The fate of the collapsed shoreline section of the Little Traverse Wheelway drew the longest discussion of the Nov. 6 meeting. Councilmembers, residents and trails advocates reviewed engineering estimates, fundraising strategies and near‑term safety options.
Council members and speakers cited an engineering study that produced high‑level cost estimates (presented previously by consultant Baird) that the assembled participants summarized in the meeting as an order‑of‑magnitude multi‑million‑dollar project (commonly cited in the discussion at about $20 million). Several members urged the council not to wait for a single large capital campaign before addressing immediate safety needs.
Councilmember Shields said the city should keep the restoration focus on the shoreline alignment and accelerate local fundraising rather than pay for further study of alternate inland routes. Some councilmembers and members of the public urged parallel work: immediate safety fixes and a city‑led coordination role while private and nonprofit partners lead fundraising and regional outreach.

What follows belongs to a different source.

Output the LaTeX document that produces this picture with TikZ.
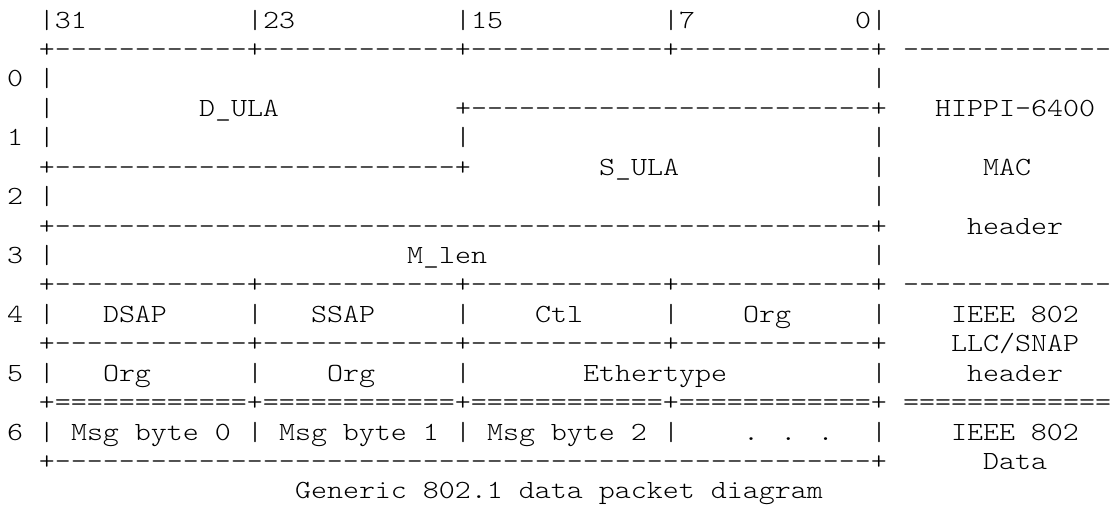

Brent Boland of the trails community urged a combined approach: pursue fundraising and private gifts to lower the city’s financial exposure and ask consultants for alternative scenarios and value‑engineered options that could reduce tonnage or change construction methods. Boland offered the trails council’s willingness to contribute seed funds and to coordinate public fundraising and outreach.
Multiple councilmembers emphasized safety for current trail users. Several staff, members of the public and councilmembers recommended interim measures to improve safety along the existing route, including improved bollards, short‑term reroutes and engineering to widen or stabilize sections where feasible.
Why it matters: The Wheelway is a prominent recreational and economic asset for Petoskey and the region; choices about restoration affect public safety, waterfront character, municipal finances and private fundraising obligations.
What’s next: Council directed staff to continue exploring options and to work with regional partners and the trails council on fundraising and phased approaches; several councilmembers asked staff to request additional, lower‑cost scenarios and value‑engineering addenda from the consultant to identify lower‑cost options or staging the project in phases.